* begin *

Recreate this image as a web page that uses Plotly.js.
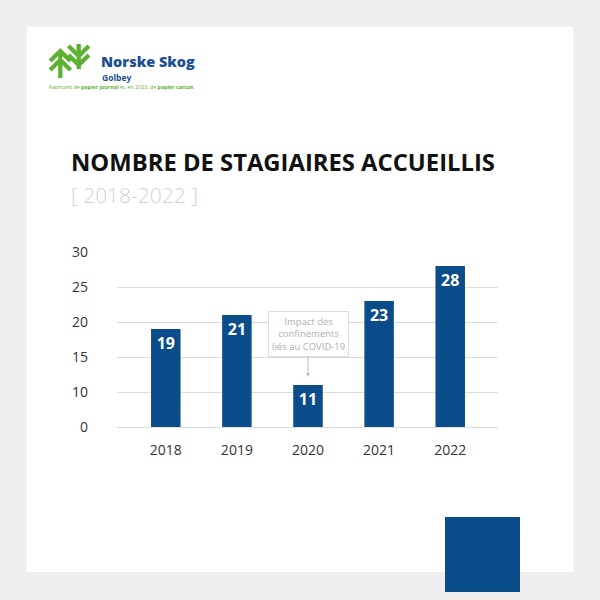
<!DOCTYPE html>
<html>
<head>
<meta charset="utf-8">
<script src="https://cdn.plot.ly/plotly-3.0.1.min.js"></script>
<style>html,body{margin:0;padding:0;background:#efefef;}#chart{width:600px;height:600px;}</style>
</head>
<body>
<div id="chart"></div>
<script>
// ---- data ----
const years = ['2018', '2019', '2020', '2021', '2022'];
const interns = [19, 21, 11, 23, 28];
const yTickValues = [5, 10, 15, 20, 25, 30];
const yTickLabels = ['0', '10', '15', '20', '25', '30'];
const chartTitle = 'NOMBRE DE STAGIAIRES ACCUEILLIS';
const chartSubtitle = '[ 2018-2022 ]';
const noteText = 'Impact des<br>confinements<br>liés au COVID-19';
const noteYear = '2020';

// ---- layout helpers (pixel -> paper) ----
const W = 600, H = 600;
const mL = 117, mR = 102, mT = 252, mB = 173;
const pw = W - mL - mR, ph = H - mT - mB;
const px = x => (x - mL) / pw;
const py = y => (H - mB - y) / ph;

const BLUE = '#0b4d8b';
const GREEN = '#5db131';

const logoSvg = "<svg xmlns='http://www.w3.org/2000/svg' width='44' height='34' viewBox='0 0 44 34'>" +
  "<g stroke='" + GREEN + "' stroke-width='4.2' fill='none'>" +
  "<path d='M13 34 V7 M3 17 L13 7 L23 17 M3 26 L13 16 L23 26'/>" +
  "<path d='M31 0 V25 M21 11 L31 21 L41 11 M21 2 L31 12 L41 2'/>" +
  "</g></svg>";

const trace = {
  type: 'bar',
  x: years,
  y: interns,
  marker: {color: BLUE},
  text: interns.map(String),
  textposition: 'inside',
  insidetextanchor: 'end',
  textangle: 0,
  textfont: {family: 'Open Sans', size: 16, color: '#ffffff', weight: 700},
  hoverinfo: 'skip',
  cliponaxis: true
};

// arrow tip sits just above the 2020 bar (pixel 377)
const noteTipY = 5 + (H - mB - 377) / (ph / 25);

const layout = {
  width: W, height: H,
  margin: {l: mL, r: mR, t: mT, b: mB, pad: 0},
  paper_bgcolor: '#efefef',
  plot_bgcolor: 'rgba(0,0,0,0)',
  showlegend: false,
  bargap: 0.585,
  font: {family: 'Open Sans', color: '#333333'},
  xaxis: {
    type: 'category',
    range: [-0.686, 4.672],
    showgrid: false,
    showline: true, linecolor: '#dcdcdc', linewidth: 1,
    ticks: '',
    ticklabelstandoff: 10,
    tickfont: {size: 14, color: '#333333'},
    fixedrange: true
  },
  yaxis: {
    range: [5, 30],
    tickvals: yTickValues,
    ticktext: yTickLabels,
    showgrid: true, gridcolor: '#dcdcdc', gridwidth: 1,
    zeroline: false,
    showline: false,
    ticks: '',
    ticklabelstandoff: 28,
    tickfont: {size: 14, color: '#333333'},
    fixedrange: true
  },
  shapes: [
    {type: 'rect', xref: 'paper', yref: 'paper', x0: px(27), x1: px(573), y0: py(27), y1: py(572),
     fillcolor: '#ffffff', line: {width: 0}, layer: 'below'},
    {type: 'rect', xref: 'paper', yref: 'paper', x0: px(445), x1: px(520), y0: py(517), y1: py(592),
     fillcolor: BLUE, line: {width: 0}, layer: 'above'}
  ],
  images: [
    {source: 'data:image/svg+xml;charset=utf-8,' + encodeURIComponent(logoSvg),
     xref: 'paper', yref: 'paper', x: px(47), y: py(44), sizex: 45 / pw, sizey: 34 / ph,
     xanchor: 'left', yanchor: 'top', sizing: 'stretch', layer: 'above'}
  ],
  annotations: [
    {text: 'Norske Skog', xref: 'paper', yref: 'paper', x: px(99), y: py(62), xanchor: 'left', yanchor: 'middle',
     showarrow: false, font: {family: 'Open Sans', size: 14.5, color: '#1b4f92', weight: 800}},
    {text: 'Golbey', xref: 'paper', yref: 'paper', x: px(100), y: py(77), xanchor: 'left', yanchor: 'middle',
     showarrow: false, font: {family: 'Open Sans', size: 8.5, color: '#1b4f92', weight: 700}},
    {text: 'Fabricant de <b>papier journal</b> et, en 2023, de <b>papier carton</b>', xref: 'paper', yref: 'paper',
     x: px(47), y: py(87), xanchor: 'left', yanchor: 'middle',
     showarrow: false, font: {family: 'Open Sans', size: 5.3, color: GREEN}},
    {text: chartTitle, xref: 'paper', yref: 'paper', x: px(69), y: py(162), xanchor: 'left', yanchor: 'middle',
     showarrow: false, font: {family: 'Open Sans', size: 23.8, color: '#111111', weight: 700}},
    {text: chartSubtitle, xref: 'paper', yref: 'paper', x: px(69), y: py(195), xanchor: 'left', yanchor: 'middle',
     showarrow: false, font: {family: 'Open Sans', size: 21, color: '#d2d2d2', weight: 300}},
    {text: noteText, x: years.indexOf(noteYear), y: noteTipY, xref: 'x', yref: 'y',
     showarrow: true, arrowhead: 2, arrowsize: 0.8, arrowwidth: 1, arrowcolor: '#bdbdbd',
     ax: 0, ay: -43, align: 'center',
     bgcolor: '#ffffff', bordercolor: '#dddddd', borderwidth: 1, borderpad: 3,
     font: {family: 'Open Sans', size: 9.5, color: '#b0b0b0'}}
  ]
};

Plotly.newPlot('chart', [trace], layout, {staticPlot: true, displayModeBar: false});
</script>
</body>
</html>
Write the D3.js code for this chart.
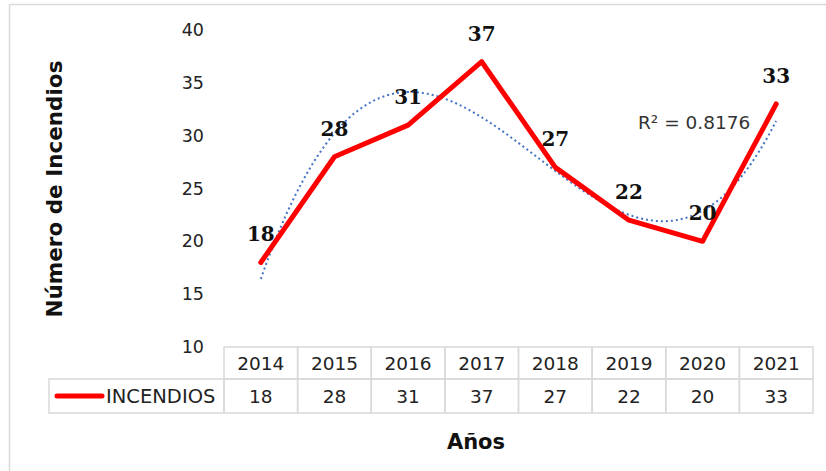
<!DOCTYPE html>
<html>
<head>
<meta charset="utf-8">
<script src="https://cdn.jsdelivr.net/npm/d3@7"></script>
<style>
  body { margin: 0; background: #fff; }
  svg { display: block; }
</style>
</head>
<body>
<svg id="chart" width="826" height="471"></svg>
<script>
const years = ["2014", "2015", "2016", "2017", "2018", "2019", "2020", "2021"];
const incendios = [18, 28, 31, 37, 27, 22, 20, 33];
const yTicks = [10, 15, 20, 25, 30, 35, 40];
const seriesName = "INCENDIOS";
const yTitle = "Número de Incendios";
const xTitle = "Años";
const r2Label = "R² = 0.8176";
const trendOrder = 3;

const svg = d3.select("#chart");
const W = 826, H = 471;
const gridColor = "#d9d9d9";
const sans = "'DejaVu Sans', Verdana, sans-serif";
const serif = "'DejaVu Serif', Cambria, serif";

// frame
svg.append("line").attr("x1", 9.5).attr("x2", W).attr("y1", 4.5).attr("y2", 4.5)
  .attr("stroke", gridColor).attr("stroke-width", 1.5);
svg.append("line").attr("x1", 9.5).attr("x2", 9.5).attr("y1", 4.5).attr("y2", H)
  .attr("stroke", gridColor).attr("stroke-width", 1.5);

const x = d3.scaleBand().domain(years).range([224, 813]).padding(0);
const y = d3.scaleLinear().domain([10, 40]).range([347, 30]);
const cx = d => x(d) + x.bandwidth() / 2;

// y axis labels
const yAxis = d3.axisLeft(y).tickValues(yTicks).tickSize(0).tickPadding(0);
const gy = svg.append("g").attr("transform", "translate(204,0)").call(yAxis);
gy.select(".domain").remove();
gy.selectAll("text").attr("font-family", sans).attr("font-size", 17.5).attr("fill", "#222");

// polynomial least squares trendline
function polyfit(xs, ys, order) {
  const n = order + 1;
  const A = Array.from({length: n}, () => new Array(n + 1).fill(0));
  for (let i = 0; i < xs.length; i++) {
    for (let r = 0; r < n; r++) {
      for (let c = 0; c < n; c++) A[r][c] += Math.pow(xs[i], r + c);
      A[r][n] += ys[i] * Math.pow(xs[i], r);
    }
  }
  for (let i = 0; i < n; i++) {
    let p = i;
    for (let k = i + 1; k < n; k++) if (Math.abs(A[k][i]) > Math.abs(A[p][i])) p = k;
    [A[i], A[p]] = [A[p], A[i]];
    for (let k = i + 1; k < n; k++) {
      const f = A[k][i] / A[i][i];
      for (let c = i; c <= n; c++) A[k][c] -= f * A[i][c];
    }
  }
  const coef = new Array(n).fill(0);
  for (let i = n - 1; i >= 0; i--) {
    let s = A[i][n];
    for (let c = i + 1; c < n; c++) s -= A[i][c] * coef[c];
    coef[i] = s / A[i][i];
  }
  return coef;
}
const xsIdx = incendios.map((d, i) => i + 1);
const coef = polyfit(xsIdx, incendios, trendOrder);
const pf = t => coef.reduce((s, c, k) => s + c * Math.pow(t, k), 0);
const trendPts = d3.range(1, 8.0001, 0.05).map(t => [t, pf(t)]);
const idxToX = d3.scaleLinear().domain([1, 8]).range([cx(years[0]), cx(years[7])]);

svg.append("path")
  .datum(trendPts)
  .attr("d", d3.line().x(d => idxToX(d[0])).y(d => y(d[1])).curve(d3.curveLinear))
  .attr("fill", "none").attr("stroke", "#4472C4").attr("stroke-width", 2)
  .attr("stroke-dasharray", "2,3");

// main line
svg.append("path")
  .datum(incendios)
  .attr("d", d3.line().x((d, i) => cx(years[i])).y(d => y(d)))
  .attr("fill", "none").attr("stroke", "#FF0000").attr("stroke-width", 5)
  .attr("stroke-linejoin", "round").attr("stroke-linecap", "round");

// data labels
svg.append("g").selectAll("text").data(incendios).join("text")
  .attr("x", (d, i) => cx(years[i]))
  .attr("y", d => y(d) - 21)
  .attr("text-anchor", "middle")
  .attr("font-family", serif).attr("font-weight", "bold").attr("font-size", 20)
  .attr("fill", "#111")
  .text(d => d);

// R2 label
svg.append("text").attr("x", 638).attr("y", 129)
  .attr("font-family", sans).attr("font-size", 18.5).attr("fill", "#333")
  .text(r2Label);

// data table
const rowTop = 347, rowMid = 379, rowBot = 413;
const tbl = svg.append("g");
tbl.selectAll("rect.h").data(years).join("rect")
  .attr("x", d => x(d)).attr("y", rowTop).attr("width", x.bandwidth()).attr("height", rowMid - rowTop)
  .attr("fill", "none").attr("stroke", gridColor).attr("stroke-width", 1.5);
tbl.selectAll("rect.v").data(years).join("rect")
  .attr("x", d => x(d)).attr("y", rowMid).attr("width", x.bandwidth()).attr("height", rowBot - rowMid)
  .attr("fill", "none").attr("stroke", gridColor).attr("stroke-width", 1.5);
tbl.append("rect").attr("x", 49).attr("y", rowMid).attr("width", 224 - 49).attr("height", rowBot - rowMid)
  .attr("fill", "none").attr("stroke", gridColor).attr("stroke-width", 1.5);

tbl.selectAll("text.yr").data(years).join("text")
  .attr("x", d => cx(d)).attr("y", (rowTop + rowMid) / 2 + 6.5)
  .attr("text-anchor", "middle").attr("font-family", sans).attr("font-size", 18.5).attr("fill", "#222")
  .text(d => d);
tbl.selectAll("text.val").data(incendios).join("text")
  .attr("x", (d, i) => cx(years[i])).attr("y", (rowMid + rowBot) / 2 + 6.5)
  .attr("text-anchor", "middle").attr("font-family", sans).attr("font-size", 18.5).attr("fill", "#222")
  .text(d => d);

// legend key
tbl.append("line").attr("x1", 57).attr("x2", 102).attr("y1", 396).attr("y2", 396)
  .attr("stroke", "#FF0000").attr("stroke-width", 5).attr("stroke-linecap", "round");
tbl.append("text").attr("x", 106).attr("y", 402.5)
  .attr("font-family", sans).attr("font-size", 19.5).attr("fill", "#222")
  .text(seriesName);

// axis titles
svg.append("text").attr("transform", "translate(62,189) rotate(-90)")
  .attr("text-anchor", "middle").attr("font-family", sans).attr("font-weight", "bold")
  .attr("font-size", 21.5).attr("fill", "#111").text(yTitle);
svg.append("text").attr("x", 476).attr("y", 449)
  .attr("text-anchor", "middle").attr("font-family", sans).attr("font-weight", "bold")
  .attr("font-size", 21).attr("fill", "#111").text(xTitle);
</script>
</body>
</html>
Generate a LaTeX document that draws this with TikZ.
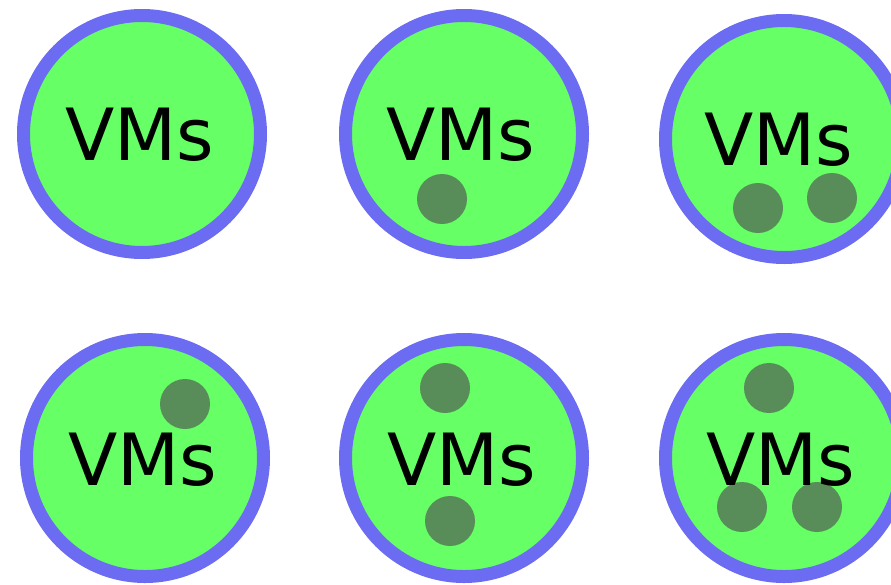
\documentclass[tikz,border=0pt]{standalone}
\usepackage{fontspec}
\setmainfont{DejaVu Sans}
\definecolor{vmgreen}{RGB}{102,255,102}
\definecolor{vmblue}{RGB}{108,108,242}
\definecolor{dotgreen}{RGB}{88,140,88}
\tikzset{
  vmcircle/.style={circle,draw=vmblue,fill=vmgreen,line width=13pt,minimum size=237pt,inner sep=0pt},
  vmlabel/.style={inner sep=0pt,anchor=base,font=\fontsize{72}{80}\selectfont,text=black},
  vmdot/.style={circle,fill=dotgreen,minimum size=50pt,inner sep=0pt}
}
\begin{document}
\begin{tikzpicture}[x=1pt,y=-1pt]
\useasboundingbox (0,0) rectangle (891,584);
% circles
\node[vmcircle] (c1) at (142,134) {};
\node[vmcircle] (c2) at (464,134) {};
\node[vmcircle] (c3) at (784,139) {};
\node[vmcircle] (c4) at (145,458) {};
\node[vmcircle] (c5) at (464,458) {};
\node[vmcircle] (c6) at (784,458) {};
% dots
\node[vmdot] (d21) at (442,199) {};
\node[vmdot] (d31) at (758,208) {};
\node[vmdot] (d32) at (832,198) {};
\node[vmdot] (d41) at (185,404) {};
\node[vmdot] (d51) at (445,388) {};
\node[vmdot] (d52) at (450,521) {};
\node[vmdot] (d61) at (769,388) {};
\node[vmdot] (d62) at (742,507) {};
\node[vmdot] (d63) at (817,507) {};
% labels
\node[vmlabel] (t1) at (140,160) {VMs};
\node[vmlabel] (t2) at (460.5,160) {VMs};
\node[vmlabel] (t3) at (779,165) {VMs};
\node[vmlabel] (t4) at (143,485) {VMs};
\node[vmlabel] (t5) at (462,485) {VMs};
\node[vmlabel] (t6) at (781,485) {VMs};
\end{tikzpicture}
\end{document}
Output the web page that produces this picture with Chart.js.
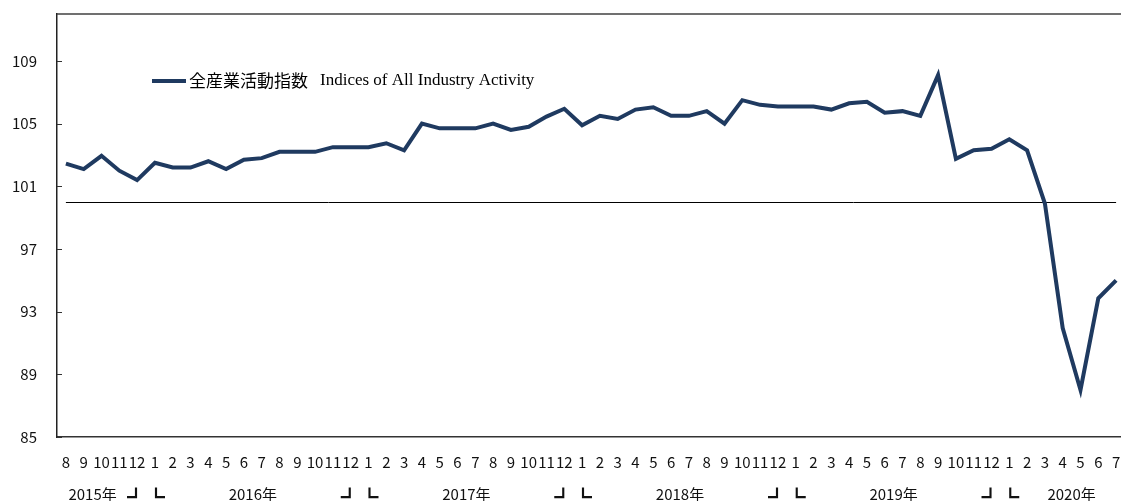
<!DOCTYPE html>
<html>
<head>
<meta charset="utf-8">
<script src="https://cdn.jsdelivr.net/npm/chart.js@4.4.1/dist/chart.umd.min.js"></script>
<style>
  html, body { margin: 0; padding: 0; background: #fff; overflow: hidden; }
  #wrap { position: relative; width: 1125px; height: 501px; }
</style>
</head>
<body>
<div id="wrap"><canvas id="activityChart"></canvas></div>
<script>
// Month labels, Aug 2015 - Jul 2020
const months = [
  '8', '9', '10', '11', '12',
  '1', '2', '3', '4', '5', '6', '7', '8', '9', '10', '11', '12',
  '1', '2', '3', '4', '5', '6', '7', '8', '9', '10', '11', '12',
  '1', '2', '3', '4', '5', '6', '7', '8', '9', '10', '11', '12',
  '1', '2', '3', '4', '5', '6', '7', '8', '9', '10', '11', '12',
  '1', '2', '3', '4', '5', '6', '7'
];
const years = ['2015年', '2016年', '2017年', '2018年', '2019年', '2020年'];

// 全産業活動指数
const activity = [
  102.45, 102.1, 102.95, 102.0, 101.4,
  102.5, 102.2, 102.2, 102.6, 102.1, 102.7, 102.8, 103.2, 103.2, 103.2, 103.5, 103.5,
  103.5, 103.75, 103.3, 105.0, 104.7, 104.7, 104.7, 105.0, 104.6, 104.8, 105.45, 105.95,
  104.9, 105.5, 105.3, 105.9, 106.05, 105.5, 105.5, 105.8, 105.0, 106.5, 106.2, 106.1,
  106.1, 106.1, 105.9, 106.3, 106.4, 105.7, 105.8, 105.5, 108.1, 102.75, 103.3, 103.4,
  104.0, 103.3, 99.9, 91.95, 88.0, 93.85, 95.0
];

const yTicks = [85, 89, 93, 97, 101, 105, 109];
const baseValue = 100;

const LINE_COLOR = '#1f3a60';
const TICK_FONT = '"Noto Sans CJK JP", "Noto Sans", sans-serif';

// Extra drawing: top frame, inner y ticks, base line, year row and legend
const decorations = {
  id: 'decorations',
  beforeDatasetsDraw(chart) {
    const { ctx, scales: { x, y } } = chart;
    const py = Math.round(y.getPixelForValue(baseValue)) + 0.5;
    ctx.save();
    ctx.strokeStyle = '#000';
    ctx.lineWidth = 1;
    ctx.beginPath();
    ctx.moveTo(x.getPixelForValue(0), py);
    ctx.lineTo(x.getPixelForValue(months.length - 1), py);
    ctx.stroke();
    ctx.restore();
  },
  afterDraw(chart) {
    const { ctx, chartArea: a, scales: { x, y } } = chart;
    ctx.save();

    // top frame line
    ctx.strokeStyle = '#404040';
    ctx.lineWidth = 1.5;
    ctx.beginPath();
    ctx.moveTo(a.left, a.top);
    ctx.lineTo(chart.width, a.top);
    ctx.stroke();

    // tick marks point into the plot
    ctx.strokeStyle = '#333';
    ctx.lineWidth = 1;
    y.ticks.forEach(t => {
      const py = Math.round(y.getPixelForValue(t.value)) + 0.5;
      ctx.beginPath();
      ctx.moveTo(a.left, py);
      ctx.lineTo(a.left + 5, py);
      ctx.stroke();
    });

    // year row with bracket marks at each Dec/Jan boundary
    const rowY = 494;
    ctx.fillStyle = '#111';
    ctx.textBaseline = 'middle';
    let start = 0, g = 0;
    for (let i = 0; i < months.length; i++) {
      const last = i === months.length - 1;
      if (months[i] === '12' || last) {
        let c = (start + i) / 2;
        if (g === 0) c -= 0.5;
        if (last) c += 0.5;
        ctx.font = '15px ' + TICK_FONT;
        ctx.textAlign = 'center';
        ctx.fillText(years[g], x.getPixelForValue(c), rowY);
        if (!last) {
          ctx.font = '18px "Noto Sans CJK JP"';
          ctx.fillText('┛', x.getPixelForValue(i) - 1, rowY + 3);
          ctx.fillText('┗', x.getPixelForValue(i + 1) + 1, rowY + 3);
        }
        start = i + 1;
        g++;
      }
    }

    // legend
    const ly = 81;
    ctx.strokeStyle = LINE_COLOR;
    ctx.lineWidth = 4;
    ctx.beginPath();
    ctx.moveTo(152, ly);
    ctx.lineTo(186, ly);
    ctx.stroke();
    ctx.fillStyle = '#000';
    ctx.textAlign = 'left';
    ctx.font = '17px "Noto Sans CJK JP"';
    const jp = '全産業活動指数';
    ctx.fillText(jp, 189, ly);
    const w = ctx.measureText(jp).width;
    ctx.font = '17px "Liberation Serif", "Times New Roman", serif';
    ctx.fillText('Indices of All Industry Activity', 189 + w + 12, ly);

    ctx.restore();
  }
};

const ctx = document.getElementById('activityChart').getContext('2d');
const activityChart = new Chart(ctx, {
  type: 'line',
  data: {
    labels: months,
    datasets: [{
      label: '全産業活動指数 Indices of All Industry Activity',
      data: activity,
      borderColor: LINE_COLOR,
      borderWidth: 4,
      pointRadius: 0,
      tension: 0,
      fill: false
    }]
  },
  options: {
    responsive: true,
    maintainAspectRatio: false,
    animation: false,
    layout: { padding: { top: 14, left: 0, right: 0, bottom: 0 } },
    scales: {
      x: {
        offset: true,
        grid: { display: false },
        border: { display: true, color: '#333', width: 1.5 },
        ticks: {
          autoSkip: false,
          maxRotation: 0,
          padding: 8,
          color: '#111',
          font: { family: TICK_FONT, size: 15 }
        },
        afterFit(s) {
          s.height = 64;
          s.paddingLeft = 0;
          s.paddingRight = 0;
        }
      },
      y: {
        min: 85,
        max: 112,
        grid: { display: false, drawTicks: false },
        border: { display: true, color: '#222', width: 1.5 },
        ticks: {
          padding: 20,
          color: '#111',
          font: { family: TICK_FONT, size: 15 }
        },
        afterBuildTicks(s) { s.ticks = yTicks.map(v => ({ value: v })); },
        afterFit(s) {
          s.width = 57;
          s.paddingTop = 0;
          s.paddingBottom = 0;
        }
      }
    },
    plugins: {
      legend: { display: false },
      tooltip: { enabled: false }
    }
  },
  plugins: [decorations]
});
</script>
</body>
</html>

* end *

WHAT YOU SHOULD DO: Find every line that has "page" in it, then return those lines.

THE COMPLETED TASK:
Recreate this image as a web page that uses Plotly.js.
Output the web page that produces this picture with Chart.js.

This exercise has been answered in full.